Some more abstract measure theoretic comments in case you're interested: A mildly surprising fact about convergence in distribution is that if $X_n$ is a sequence of real-valued random variables converging in distribution to $X$ then one can find another sequence $(Y_n)_{n \geq 1}$ of random variables, and a random variable $Y$ defined on a common probability measure space $(\Omega, \mathcal{A}, \Bbb P)$ such that $Y_n$ and $Y$ are equal in distribution to $X_n$ and $X$ respectively, and $Y_n$ converges to $Y$ in the $\Bbb P$-almost everywhere (or "almost sure", if you're a probabilist) sense.

This is known as the Skorokhod representation theorem.
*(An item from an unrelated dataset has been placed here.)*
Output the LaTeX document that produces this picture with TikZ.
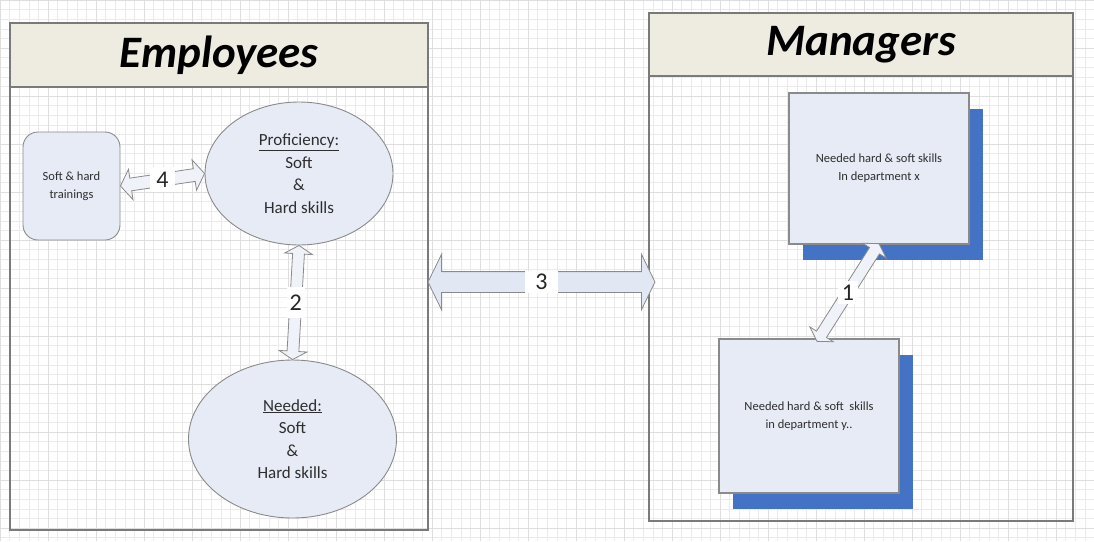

The continuous mapping theorem you refer to is a not-so-hard corollary of this: Given any continuous function $\phi \in C^0(\mathbf{R})$, $\{\omega \in \Omega : \lim Y_n(\omega) = Y(\omega)\}$ is a subset of $\{\omega \in \Omega : \lim \phi(Y_n(\omega)) = \phi(Y(\omega))\}$ (continuous functions preserve limit) and since the former is a sure event as $Y_n \to Y$ almost everywhere, the latter is a sure event as well. This implies $\phi(Y_n) \to \phi(Y)$ almost everywhere, hence in particular in distribution as well. Replacing the random variables by equal-in-distribution random variables doesn't change convergence in distribution (that's why it's so weak, it's only about convergence at the level of the distribution function), this proves $\phi(X_n) \to \phi(X)$ in distribution.

The equivalent definition given in the existing answer is also a corollary of Skorokhod representation; given $X_n$ converging in distribution to $X$, find $Y_n$ and $Y$ as before. If $f \in C^0_b(\mathbf{R})$ is bounded continuous, say with uniform bound $|f| < M$, then $f(Y_n) \to f(Y)$ almost everywhere and $|f(Y_n)| < M$ implies, by dominated (bounded) convergence theorem, $\Bbb E f(Y_n) \to \Bbb E f(Y)$ and since $f(Y_n) \stackrel{d}{=} f(X_n)$ and $f(Y) \stackrel{d}{=} f(X)$, $\Bbb E f(X_n) \to \Bbb E f(X)$. The converse doesn't require any big machinery and you can try to prove it yourself: if $\Bbb E f(X_n) \to \Bbb E f(X)$ for every $f \in C^0_b(\mathbf{R})$, explicitly approximate the indicator function $\chi_{(-\infty, x]}$ by a sequence of functions in $C^0_b(\mathbf{R})$, and if you can prove $\Bbb E \chi_{(-\infty, x]}(X_n) \to \Bbb E \chi_{(-\infty, x]}(X)$ (for all continuity points $x$ of $F_X$), you're done (expectation of indicator of an event is probability of the event!). The advantage of the definition above is you can generalize the usual notion of convergence in distribution for random variables with values in a metric space, or even just measures on a metric space.

A reference for all this, including a proof of Skorokhod representation, is Durrett (fourth edition), Chapter 3.2. The idea is simply that if $X_n$ is a sequence of random variables converging in distribution to $X$, with the associated distribution functions $F_n$ and $F$ respectively, take the uniform distribution $U \sim \text{Unif}(0, 1)$ (which, in a measure theoretic sense, is nothing but the identity map $U : ((0, 1), \mathcal{B}_{(0, 1)}, \lambda) \to \mathbf{R}$, where the domain in $(0, 1)$ with the standard Borel $\sigma$-algebra, and the Lebesgue measure), and simulate $Y_n$ and $Y$ as $F_n^{\leftarrow}(U)$ and $F^{\leftarrow}(U)$ where for a distribution function $H$, $H^{\leftarrow}(x) := \sup\{y \in \mathbf{R} : H(y) < x\}$ is the generalized inverse of $H$. $Y_n$ ($n \geq 1$) and $Y$ are now defined on the same measure space $((0, 1), \mathcal{B}_{(0, 1)}, \lambda)$ and $Y_n \stackrel{d}{=} X_n$, $Y \stackrel{d}{=} X$, and indeed $Y_n \to Y$ almost everywhere (I can add more details if needed, but it's all in Durrett, Theorem 3.2.2). Somehow the idea is one has coupled $X_n$ and $X$ to "straighten" the random variables pointwise without changing the distribution.